An important step towards returning peace to Myanmar, after more than six decades of civil war, kicks off today, Aug. 31, with the start of the 21st Century Panglong Peace Conference.
Previous efforts to bring all the ethnic rebel groups to the negotiating table have failed for various reasons, largely the gaping mistrust between successive military governments and the ethnic armed organizations, many of whom have been fighting for autonomy since the formation of the Union of Myanmar in 1948. But this may be about to change.
The new civilian leader, Aung San Suu Kyi, who swept to a massive electoral victory last November, has made bringing peace to the country her top priority.
“There can be no development without peace,” she has repeatedly told parliament, the ethnic groups and diplomats. The previous government of President Thein Sein also saw the importance of this, and launched a peace process but it floundered almost from the start.

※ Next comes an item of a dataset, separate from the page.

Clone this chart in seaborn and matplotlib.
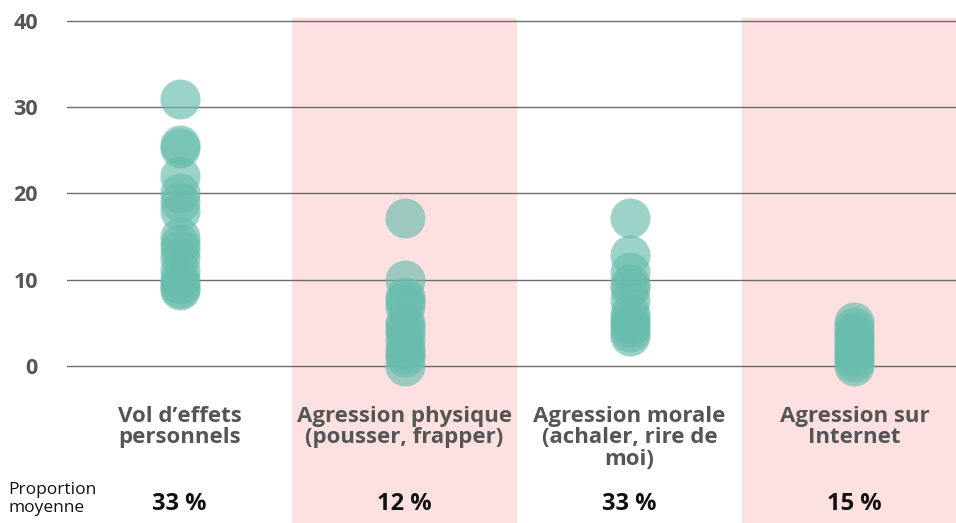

Undaunted by the enormity of the task of bringing peace to Myanmar, Aung San Suu Kyi – in her position as State Counselor, and effectively the prime minister – is now on the verge of taking the fragile process to a new level, involving crucial political dialogue, which is essential if the peace pacts that have been negotiated over the years are to be transformed into a lasting peace. This necessitates constitutional change and the acceptance of a federal state.
“Ceasefires have existed in the country since 1989, but ceasefires are not the same as peace, either locally or nationwide,” said Martin Smith, a writer and expert on Myanmar’s ethnic affairs. “To achieve that, a political settlement is needed, involving all the ethnic armed groups.”
Thein Sein’s efforts largely failed because he and his negotiators pursued an ad hoc approach to the process and clearly used the peace talks for the government’s own political agenda. And more critically rather than unify the ethnic groups involved in the process, they left them more divided than before.
The whole process was predicated on the ethnic groups agreeing to a national ceasefire agreement (NCA) – something that previous military governments have been loathe to contemplate, and preferred to keep the peace pacts bilateral and hence reduce the ethnic groups’ potential political power. These decades of military exploitation have left the ethnic groups understandably distrustful and skeptical of the military’s motives.
“Things are different now,” Colonel Yewk Serk, leader of the Shan group, which signed last year’s NCAs, the Restoration Council for Shan state, told Asia Sentinel earlier this year. For the first time since the civil war started, he said, Myanmar has a popularly elected leader, Aung San Suu Kyi who commands respect. “But we’ll have to wait to see what she’s going to put on the table.”
Most ethnic leaders seem to echo these sentiments — for the first time the armed ethnic organizations are dealing with a Myanmar leader, who truly represents the Myanmar people, as last year’s election results prove.
Aung San Suu Kyi’s initiative is the “21st Century Panglong Conference” which draws its legitimacy from the current Myanmar leader’s father and founder of the Myanmar Tatmadaw [Army], General Aung San. It ended with the Panglong Agreement signed on the 12 February 1947, signed between Aung San and several – though not all – of the country’s ethnic leaders at the time, committing the country to forming a federal state, prior to Myanmar’s independence from Britain in 1948.
Under the Thein Sein government, the national ceasefire agreement opened political dialogue, which in the end is the goal of all the ethnic groups. After the NCA was signed, discussions would start on the political framework for future political dialogue, essentially on constitutional change. This is the step, which many hope the 21st Century Panglong Conference will represent.
The current government inherited major obstacles from the previous government’s handling of the peace process, when only eight of the ethnic armed groups that were negotiating the NCA were prepared to sign. For its own internal political interests – the national elections that were held in November 2015 and international prestige – the government coopted the eight groups that were prepared to accept the NCA, and it was signed in October 2015.
The other seven members of the umbrella group – the United Nationalities Federal Council (UNFC) – which originally negotiated the NCA, boycotted the ceremony. This mandated the government to proceed with a political dialogue with ethnic groups within three months.
This left the ethnic groups split but not divided. But it meant that the Aung San Suu Kyi’s government had no option but to treat the two groups separately in the preparation process for this week’s peace conference. The Kachin Independence Organization (KIO), which did not sign last year’s ceasefire agreement, is the most suspicious of the government’s motives and they fear a hidden agenda.
“The government is not being transparent,” Gun Maw, one of the KIO’s senior leaders told Asia Sentinel an interview last week. “We are still waiting for an answer to our questions: what is the “Panglong Spirit,” he said. But more importantly he remains suspicious of the military’s motives in supporting Aung San Suu Kyi’s initiative. Behind the scenes they are controlling the agenda and process as a whole, he insists.